Blockchain contains what everyone in data management, from data scientist to chief data officer (CDO), wants: Information that comes with complete provenance. That is data showing who did what, when and with full history from day one. Verified by many third parties, transparent, with complete reconciliation and secured by the latest in cryptography.
This is a major step forward from today’s underlying spreadsheet processes couture.
Ah… the spreadsheet. Want any number in particular? No problem. Couple of clicks and the unit, area, region or group meets its target or stays within the guidelines. Yes in three or six months’ time, the numbers at the top level may not balance with the auditors, but hey ho.
Spreadsheets are prolific throughout financial services. There are even systems designed to take data and show it as a look a like spreadsheet. Well the staff is so familiar with spreadsheets they know what they like and few like change.

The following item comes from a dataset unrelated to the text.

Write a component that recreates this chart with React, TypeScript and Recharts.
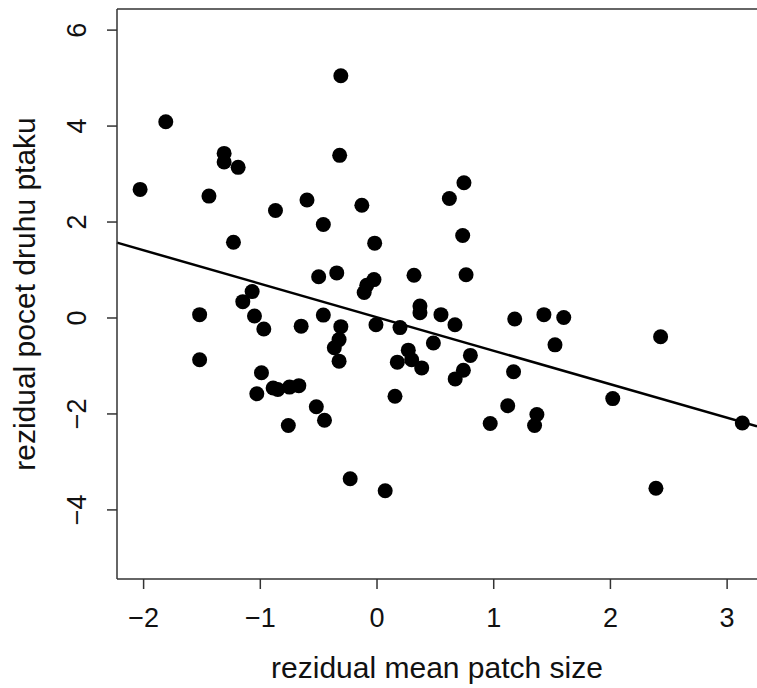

Not only are the figures changed but usually without a record of who made the changes. Unattributed changes cannot happen with Blockchain.

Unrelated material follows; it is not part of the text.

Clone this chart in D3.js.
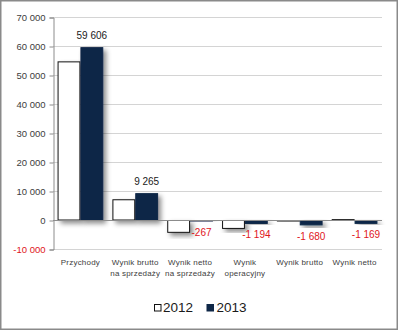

Every entry in a blockchain is recorded by time and who made the entry. This information is distributed to the people in the chain, includes authorised regulators, every time a change is made. Each change is completely transparency and verified by many third parties. Blockchain numbers are true and transparent.
Now we have all heard of ‘garbage in, garbage out’. The data available across the many silos of a financial institution is a mixed bag in terms of quality. Often, because of legacy systems and the incongruity of new data elements, information is in many different places across the enterprise. Given 64% of banks have two or more data warehouses, with 18% having 11 plus warehouses (Banking Technology, September 2015) and many specialist, standalone databases finding the right data at the right time is complex. With Blockchain it is simple, there is only one source.
The precise content and value of Big Data (90% of the data in the world has been created in the last two years) may not be apparent until it has been properly analysed. This reverses the typical information governance approach by allowing access to minimally governed data while ensuring new data insights become fully governed before they are applied to enterprise decisions. The proliferation of available sources increases the risk of untrusted data entering the governed information landscape, undermining insights. Blockchain provides only trusted data.
Confidence in Data management insights output would soar as Blockchain gains ground. Even with a few blockchains at present they do represent a moment of truth. By comparing data sourced from a blockchain to that generated elsewhere a sense of realism can be achieved.
Reference data projects using blockchain are underway. SWIFT, for example, is working on Standing Settlement Instructions for payments (SSIs), while giving a permanence sense of purpose of where the repetitive payments are going, are constantly changing. SWIFT has reported 10% changes in SSI in a quarter. Similarly, fintech companies are working on blockchain Legal Entity Identity (LEIs) to separate out the information needed on LEIs to meet legal compliance.
Data management is the new science as demonstrated by the opening of the Alan Turing Institute by the UK in October 2015. The institute, headquartered at The British Library, has a mission that includes creating new business opportunities in the new world in the ‘Age of Algorithms’ using digital data. Blockchain data with its attributes built on the foundations of great data management stands to become a supreme friend.